• **SHORT EXERCISE**:
Restate the whole listing word for word. Pictures are left out.

* start *

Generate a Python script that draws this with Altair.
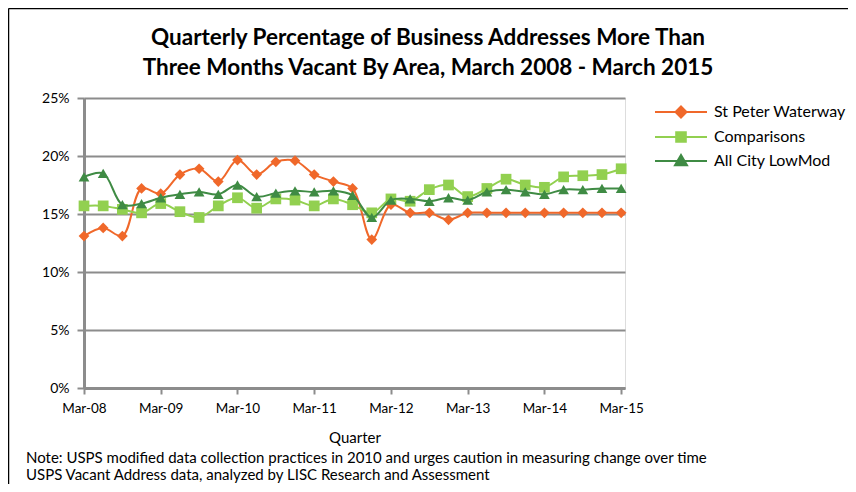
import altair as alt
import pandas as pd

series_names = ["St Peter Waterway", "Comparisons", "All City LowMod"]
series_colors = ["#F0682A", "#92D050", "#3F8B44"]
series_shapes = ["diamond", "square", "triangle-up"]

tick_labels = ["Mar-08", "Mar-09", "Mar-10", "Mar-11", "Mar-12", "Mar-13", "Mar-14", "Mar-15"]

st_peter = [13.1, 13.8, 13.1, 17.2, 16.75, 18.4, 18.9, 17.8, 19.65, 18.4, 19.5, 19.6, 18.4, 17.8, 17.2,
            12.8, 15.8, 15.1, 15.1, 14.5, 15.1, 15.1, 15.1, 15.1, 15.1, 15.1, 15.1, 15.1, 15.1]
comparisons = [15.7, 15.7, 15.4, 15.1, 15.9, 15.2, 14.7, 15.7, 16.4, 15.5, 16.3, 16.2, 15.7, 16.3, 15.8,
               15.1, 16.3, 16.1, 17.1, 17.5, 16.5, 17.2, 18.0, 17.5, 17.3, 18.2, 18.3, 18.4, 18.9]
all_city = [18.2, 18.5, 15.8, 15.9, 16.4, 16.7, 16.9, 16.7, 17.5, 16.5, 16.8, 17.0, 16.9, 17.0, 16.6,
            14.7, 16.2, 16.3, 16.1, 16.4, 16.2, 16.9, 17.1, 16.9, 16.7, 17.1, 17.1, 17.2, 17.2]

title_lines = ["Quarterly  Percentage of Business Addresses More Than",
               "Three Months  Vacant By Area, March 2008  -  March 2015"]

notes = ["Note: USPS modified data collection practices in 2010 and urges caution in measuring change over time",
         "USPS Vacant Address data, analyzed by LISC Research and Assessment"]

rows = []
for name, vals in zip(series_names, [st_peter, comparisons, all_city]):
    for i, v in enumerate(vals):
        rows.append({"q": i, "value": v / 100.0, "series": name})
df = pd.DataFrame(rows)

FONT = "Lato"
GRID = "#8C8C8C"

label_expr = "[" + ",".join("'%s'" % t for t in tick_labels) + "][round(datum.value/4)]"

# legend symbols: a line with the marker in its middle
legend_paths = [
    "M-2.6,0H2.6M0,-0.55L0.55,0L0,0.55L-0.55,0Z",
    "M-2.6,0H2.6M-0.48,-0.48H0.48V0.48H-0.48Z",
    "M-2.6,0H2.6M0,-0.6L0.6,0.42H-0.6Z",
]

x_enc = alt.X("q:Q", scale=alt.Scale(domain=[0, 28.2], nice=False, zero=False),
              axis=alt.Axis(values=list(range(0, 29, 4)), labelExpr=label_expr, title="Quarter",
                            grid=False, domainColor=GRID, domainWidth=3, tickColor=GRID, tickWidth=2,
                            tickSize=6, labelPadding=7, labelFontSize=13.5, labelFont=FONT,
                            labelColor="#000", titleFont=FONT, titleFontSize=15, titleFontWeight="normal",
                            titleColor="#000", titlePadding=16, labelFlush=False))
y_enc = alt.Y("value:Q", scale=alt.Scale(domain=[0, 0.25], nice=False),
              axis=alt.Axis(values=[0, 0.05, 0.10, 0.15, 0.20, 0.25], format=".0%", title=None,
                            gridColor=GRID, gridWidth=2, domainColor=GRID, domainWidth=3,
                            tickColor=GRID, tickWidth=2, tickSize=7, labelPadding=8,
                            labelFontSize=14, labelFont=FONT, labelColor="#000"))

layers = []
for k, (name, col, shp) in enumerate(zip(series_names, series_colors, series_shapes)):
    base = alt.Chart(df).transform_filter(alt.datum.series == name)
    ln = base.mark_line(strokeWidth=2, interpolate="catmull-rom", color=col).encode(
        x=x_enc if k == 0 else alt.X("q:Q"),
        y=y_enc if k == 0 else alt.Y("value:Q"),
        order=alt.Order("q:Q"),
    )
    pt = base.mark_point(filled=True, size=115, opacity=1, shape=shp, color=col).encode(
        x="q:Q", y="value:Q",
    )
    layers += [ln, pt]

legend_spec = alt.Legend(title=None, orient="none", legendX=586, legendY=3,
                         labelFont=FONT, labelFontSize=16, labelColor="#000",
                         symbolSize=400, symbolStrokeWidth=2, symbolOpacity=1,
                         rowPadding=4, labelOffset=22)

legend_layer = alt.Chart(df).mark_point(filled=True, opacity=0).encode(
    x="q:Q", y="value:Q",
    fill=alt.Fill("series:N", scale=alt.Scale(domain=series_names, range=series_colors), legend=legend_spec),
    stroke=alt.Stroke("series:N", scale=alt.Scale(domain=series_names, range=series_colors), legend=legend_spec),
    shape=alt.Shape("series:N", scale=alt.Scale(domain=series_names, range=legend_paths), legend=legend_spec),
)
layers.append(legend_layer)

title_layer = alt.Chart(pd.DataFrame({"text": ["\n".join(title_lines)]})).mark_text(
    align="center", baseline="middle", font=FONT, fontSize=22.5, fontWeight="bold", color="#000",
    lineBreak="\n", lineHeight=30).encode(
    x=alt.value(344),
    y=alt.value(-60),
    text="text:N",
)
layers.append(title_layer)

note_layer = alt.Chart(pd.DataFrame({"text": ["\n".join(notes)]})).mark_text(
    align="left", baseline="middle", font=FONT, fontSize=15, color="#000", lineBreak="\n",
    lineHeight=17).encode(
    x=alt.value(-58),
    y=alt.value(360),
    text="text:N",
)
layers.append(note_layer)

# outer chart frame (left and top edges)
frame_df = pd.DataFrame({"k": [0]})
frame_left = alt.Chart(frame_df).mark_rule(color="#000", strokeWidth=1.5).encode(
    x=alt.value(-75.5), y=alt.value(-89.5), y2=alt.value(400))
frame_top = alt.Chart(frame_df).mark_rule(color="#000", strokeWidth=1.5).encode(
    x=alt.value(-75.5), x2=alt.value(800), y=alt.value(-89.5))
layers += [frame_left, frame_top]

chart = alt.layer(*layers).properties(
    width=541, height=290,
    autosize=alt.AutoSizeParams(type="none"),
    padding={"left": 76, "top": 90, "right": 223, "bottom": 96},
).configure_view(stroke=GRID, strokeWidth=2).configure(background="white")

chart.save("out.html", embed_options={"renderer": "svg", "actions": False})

* end *

• **EXERCISE SOLUTION**:
Generate a Python script that draws this with Altair.
import altair as alt
import pandas as pd

series_names = ["St Peter Waterway", "Comparisons", "All City LowMod"]
series_colors = ["#F0682A", "#92D050", "#3F8B44"]
series_shapes = ["diamond", "square", "triangle-up"]

tick_labels = ["Mar-08", "Mar-09", "Mar-10", "Mar-11", "Mar-12", "Mar-13", "Mar-14", "Mar-15"]

st_peter = [13.1, 13.8, 13.1, 17.2, 16.75, 18.4, 18.9, 17.8, 19.65, 18.4, 19.5, 19.6, 18.4, 17.8, 17.2,
            12.8, 15.8, 15.1, 15.1, 14.5, 15.1, 15.1, 15.1, 15.1, 15.1, 15.1, 15.1, 15.1, 15.1]
comparisons = [15.7, 15.7, 15.4, 15.1, 15.9, 15.2, 14.7, 15.7, 16.4, 15.5, 16.3, 16.2, 15.7, 16.3, 15.8,
               15.1, 16.3, 16.1, 17.1, 17.5, 16.5, 17.2, 18.0, 17.5, 17.3, 18.2, 18.3, 18.4, 18.9]
all_city = [18.2, 18.5, 15.8, 15.9, 16.4, 16.7, 16.9, 16.7, 17.5, 16.5, 16.8, 17.0, 16.9, 17.0, 16.6,
            14.7, 16.2, 16.3, 16.1, 16.4, 16.2, 16.9, 17.1, 16.9, 16.7, 17.1, 17.1, 17.2, 17.2]

title_lines = ["Quarterly  Percentage of Business Addresses More Than",
               "Three Months  Vacant By Area, March 2008  -  March 2015"]

notes = ["Note: USPS modified data collection practices in 2010 and urges caution in measuring change over time",
         "USPS Vacant Address data, analyzed by LISC Research and Assessment"]

rows = []
for name, vals in zip(series_names, [st_peter, comparisons, all_city]):
    for i, v in enumerate(vals):
        rows.append({"q": i, "value": v / 100.0, "series": name})
df = pd.DataFrame(rows)

FONT = "Lato"
GRID = "#8C8C8C"

label_expr = "[" + ",".join("'%s'" % t for t in tick_labels) + "][round(datum.value/4)]"

# legend symbols: a line with the marker in its middle
legend_paths = [
    "M-2.6,0H2.6M0,-0.55L0.55,0L0,0.55L-0.55,0Z",
    "M-2.6,0H2.6M-0.48,-0.48H0.48V0.48H-0.48Z",
    "M-2.6,0H2.6M0,-0.6L0.6,0.42H-0.6Z",
]

x_enc = alt.X("q:Q", scale=alt.Scale(domain=[0, 28.2], nice=False, zero=False),
              axis=alt.Axis(values=list(range(0, 29, 4)), labelExpr=label_expr, title="Quarter",
                            grid=False, domainColor=GRID, domainWidth=3, tickColor=GRID, tickWidth=2,
                            tickSize=6, labelPadding=7, labelFontSize=13.5, labelFont=FONT,
                            labelColor="#000", titleFont=FONT, titleFontSize=15, titleFontWeight="normal",
                            titleColor="#000", titlePadding=16, labelFlush=False))
y_enc = alt.Y("value:Q", scale=alt.Scale(domain=[0, 0.25], nice=False),
              axis=alt.Axis(values=[0, 0.05, 0.10, 0.15, 0.20, 0.25], format=".0%", title=None,
                            gridColor=GRID, gridWidth=2, domainColor=GRID, domainWidth=3,
                            tickColor=GRID, tickWidth=2, tickSize=7, labelPadding=8,
                            labelFontSize=14, labelFont=FONT, labelColor="#000"))

layers = []
for k, (name, col, shp) in enumerate(zip(series_names, series_colors, series_shapes)):
    base = alt.Chart(df).transform_filter(alt.datum.series == name)
    ln = base.mark_line(strokeWidth=2, interpolate="catmull-rom", color=col).encode(
        x=x_enc if k == 0 else alt.X("q:Q"),
        y=y_enc if k == 0 else alt.Y("value:Q"),
        order=alt.Order("q:Q"),
    )
    pt = base.mark_point(filled=True, size=115, opacity=1, shape=shp, color=col).encode(
        x="q:Q", y="value:Q",
    )
    layers += [ln, pt]

legend_spec = alt.Legend(title=None, orient="none", legendX=586, legendY=3,
                         labelFont=FONT, labelFontSize=16, labelColor="#000",
                         symbolSize=400, symbolStrokeWidth=2, symbolOpacity=1,
                         rowPadding=4, labelOffset=22)

legend_layer = alt.Chart(df).mark_point(filled=True, opacity=0).encode(
    x="q:Q", y="value:Q",
    fill=alt.Fill("series:N", scale=alt.Scale(domain=series_names, range=series_colors), legend=legend_spec),
    stroke=alt.Stroke("series:N", scale=alt.Scale(domain=series_names, range=series_colors), legend=legend_spec),
    shape=alt.Shape("series:N", scale=alt.Scale(domain=series_names, range=legend_paths), legend=legend_spec),
)
layers.append(legend_layer)

title_layer = alt.Chart(pd.DataFrame({"text": ["\n".join(title_lines)]})).mark_text(
    align="center", baseline="middle", font=FONT, fontSize=22.5, fontWeight="bold", color="#000",
    lineBreak="\n", lineHeight=30).encode(
    x=alt.value(344),
    y=alt.value(-60),
    text="text:N",
)
layers.append(title_layer)

note_layer = alt.Chart(pd.DataFrame({"text": ["\n".join(notes)]})).mark_text(
    align="left", baseline="middle", font=FONT, fontSize=15, color="#000", lineBreak="\n",
    lineHeight=17).encode(
    x=alt.value(-58),
    y=alt.value(360),
    text="text:N",
)
layers.append(note_layer)

# outer chart frame (left and top edges)
frame_df = pd.DataFrame({"k": [0]})
frame_left = alt.Chart(frame_df).mark_rule(color="#000", strokeWidth=1.5).encode(
    x=alt.value(-75.5), y=alt.value(-89.5), y2=alt.value(400))
frame_top = alt.Chart(frame_df).mark_rule(color="#000", strokeWidth=1.5).encode(
    x=alt.value(-75.5), x2=alt.value(800), y=alt.value(-89.5))
layers += [frame_left, frame_top]

chart = alt.layer(*layers).properties(
    width=541, height=290,
    autosize=alt.AutoSizeParams(type="none"),
    padding={"left": 76, "top": 90, "right": 223, "bottom": 96},
).configure_view(stroke=GRID, strokeWidth=2).configure(background="white")

chart.save("out.html", embed_options={"renderer": "svg", "actions": False})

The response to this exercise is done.